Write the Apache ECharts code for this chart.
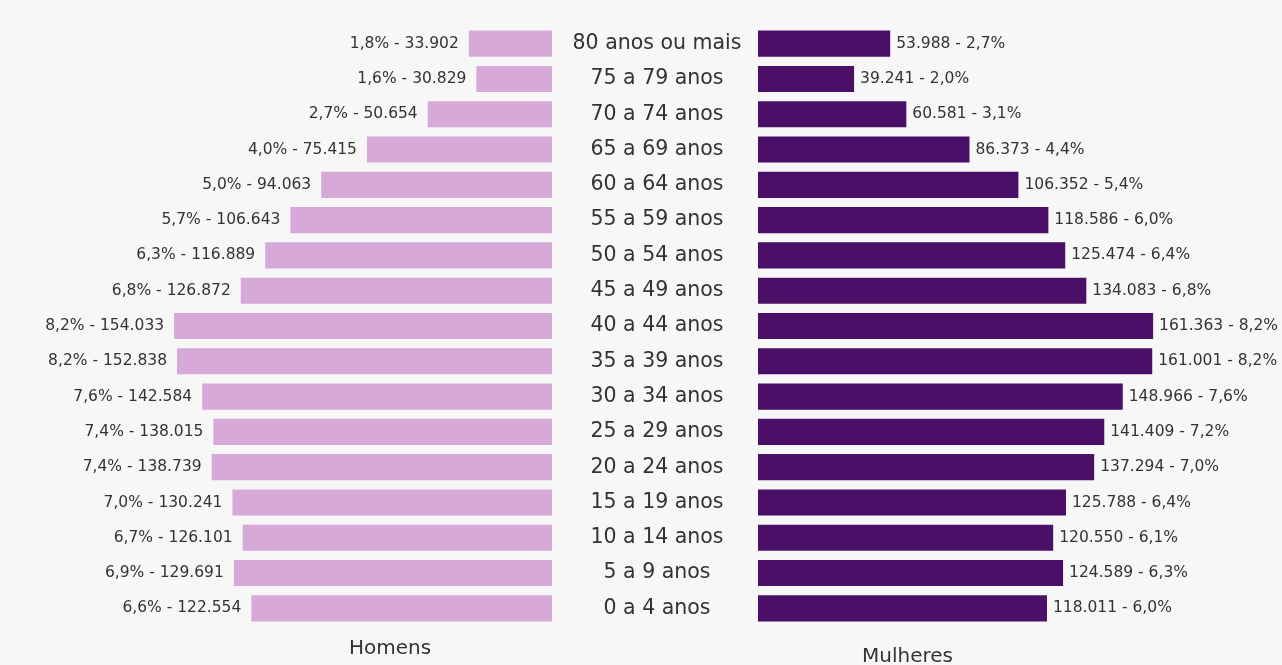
<!DOCTYPE html>
<html>
<head>
<meta charset="utf-8">
<script src="https://cdn.jsdelivr.net/npm/echarts@6/dist/echarts.min.js"></script>
<style>
html,body{margin:0;padding:0;background:#f8f7f8;}
#chart{width:1282px;height:665px;}
</style>
</head>
<body>
<div id="chart"></div>
<script>
// Categories from bottom (youngest) to top (oldest)
const categories = ['0 a 4 anos','5 a 9 anos','10 a 14 anos','15 a 19 anos','20 a 24 anos','25 a 29 anos','30 a 34 anos','35 a 39 anos','40 a 44 anos','45 a 49 anos','50 a 54 anos','55 a 59 anos','60 a 64 anos','65 a 69 anos','70 a 74 anos','75 a 79 anos','80 anos ou mais'];
const menValues = [122554,129691,126101,130241,138739,138015,142584,152838,154033,126872,116889,106643,94063,75415,50654,30829,33902];
const menPct = [6.6,6.9,6.7,7.0,7.4,7.4,7.6,8.2,8.2,6.8,6.3,5.7,5.0,4.0,2.7,1.6,1.8];
const womenValues = [118011,124589,120550,125788,137294,141409,148966,161001,161363,134083,125474,118586,106352,86373,60581,39241,53988];
const womenPct = [6.0,6.3,6.1,6.4,7.0,7.2,7.6,8.2,8.2,6.8,6.4,6.0,5.4,4.4,3.1,2.0,2.7];
const groupNames = ['Homens','Mulheres'];

const fmtNum = v => v.toLocaleString('de-DE');
const fmtPct = p => p.toFixed(1).replace('.', ',') + '%';

const FONT = '"DejaVu Sans"';
const TXT = '#333333';
const chart = echarts.init(document.getElementById('chart'), null, {renderer:'canvas'});
chart.setOption({
  backgroundColor:'#f8f7f8',
  animation:false,
  textStyle:{fontFamily:FONT},
  grid:[
    {left:0, right:730, top:26, bottom:39, containLabel:false},
    {left:758, right:0, top:26, bottom:39, containLabel:false}
  ],
  xAxis:[
    {gridIndex:0, type:'value', inverse:true, min:0, max:225000, show:false},
    {gridIndex:1, type:'value', min:0, max:214000, show:false}
  ],
  yAxis:[
    {gridIndex:0, type:'category', data:categories, show:false},
    {gridIndex:1, type:'category', data:categories,
     axisLine:{show:false}, axisTick:{show:false}, splitLine:{show:false},
     axisLabel:{show:true, align:'center', margin:101, fontSize:20.5, color:TXT, fontFamily:FONT}}
  ],
  series:[
    {type:'bar', name:groupNames[0], xAxisIndex:0, yAxisIndex:0, data:menValues, barWidth:'74%',
     itemStyle:{color:'#d6a9d9'},
     label:{show:true, position:'left', distance:10, fontSize:15.5, color:TXT, fontFamily:FONT,
       formatter:p => fmtPct(menPct[p.dataIndex]) + ' - ' + fmtNum(p.value)}},
    {type:'bar', name:groupNames[1], xAxisIndex:1, yAxisIndex:1, data:womenValues, barWidth:'74%',
     itemStyle:{color:'#4a0f66'},
     label:{show:true, position:'right', distance:6, fontSize:15.5, color:TXT, fontFamily:FONT,
       formatter:p => fmtNum(p.value) + ' - ' + fmtPct(womenPct[p.dataIndex])}}
  ],
  graphic:[
    {type:'text', left:349, top:639, style:{text:groupNames[0], fontSize:20, fill:TXT, fontFamily:FONT}},
    {type:'text', left:862, top:647, style:{text:groupNames[1], fontSize:20, fill:TXT, fontFamily:FONT}}
  ]
});
</script>
</body>
</html>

Task directions: Go from the first line of the data above to the line containing "const fmtPct = p" and retype exactly those lines, both included, but none of the pictures.

Finished answer:
Write the Apache ECharts code for this chart.
<!DOCTYPE html>
<html>
<head>
<meta charset="utf-8">
<script src="https://cdn.jsdelivr.net/npm/echarts@6/dist/echarts.min.js"></script>
<style>
html,body{margin:0;padding:0;background:#f8f7f8;}
#chart{width:1282px;height:665px;}
</style>
</head>
<body>
<div id="chart"></div>
<script>
// Categories from bottom (youngest) to top (oldest)
const categories = ['0 a 4 anos','5 a 9 anos','10 a 14 anos','15 a 19 anos','20 a 24 anos','25 a 29 anos','30 a 34 anos','35 a 39 anos','40 a 44 anos','45 a 49 anos','50 a 54 anos','55 a 59 anos','60 a 64 anos','65 a 69 anos','70 a 74 anos','75 a 79 anos','80 anos ou mais'];
const menValues = [122554,129691,126101,130241,138739,138015,142584,152838,154033,126872,116889,106643,94063,75415,50654,30829,33902];
const menPct = [6.6,6.9,6.7,7.0,7.4,7.4,7.6,8.2,8.2,6.8,6.3,5.7,5.0,4.0,2.7,1.6,1.8];
const womenValues = [118011,124589,120550,125788,137294,141409,148966,161001,161363,134083,125474,118586,106352,86373,60581,39241,53988];
const womenPct = [6.0,6.3,6.1,6.4,7.0,7.2,7.6,8.2,8.2,6.8,6.4,6.0,5.4,4.4,3.1,2.0,2.7];
const groupNames = ['Homens','Mulheres'];

const fmtNum = v => v.toLocaleString('de-DE');
const fmtPct = p => p.toFixed(1).replace('.', ',') + '%';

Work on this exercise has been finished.